Released over 23 years ago, I sometimes forget that LEON: THE PROFESSIONAL is technically a hitman movie. Over the last two decades, we’ve become so inundated with movies about hitmen that they’ve become boring and stale, usually involving the same basic plot outline. But LEON: THE PROFESSIONAL doesn’t belong in those conversations and even though there’s a few great action scenes, the movie is so much more.
Jean Reno delivers his career defining performance as Leon, a reclusive hitman that reluctantly begins to look after Mathilda. Mathilda’s entire family had just been murdered thanks to her father’s criminal dealings and her sorrow turns to anger when she learns what Leon does for a living. Once the two team up, director Luc Besson takes the audience on an emotional, funny, sad and exciting journey as Mathilda seeks revenge and Leon wrestles with the moral mine field he finds himself in.

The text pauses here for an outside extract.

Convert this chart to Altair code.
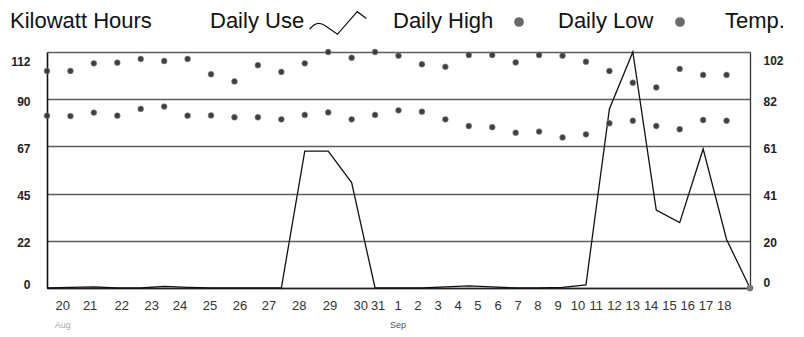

There are many things to love about LEON: THE PROFESSIONAL, but the film succeeds by focusing on the relationship between Leon and Mathilda. I’m always impressed when a film manages to explore the intricacies of an asexual relationship successfully and LEON: THE PROFESSIONAL does it almost perfectly. Thanks to an incredible performance from a young Natalie Portman (her first feature film role) we instantly feel sorrow for Mathilda. Jean Reno has been pigeon holed into villain roles, but here he portrays Leon as strong and violent, yet somehow vulnerable when it comes to helping a little girl in need. Together, they play off each other perfectly and their unusual friendship is captivating. When you add in the villainous performance from Gary Oldman, every performance in the film clicks.
In the mid 90’s, directors like Quentin Tarantino, Robert Rodriguez, Guy Ritchie, John Woo and others were making names for themselves by directing fast paced, exciting action sequences. Luc Besson inserted his own flare with LEON: THE PROFESSIONAL, but it’s the context of the violence that made his a little different from the other directors. Mathilda’s presence in this dark, evil world gave more meaning to Leon’s work because it wasn’t just stylized violence without purpose. Although Besson took the audience on an enjoyable ride, he never let the audience forget that real people were involved and victimized along the way.
LEON: THE PROFESSIONAL is the kind of film I wanted Luc Besson to keep making. Although he’s made some decent films since this, I don’t think he has been able to live up to the promise he showed here. With Leon, he delivered a film that was both exciting and emotionally powerful, bringing the audience into a violent world through the eyes of a vulnerable child. I think he has more films like this in him, but until then, we’ll have to settle for visually impressive films like VALERIAN AND THE CITY OF A THOUSAND PLANETS.
4K ULTRA HD BLU-RAY REVIEW
Video: LEON: THE PROFESSIONAL just got a “mastered in 4K” release, which offered a nice bump in video quality over the 2009 Blu-ray. If you compare that to this 4K UHD release, the video improvements are going to be marginal at best. There are some subtle upgrades in clothing fabric and background clarity and most of the improvements are going to be in that vein. I think the dimly lit scenes are the source of the biggest improvements, thanks to the HDR, but in general, there’s nothing here that will make you want to show off your new set. But fans of the film that were wise to skip the “mastered in 4K” release shouldn’t hesitate to pick this up as an upgrade to their 2009 Blu-ray.
Audio: The Dolby Atmos track from the “mastered in 4K” release is included here and I love it. When I think of the benefits of Dolby Atmos, I think more precise sounds rather than over the top “booms”. With that in mind, LEON: THE PROFESSIONAL sounds incredible.
This title was reviewed using a Samsung UBD-K8500 with a Sony XBR75X850C TV.
The 4K UHD does not contain any new features, but it does include a Blu-ray of the film, which includes all of the special features found on the original 2009 Blu-ray release.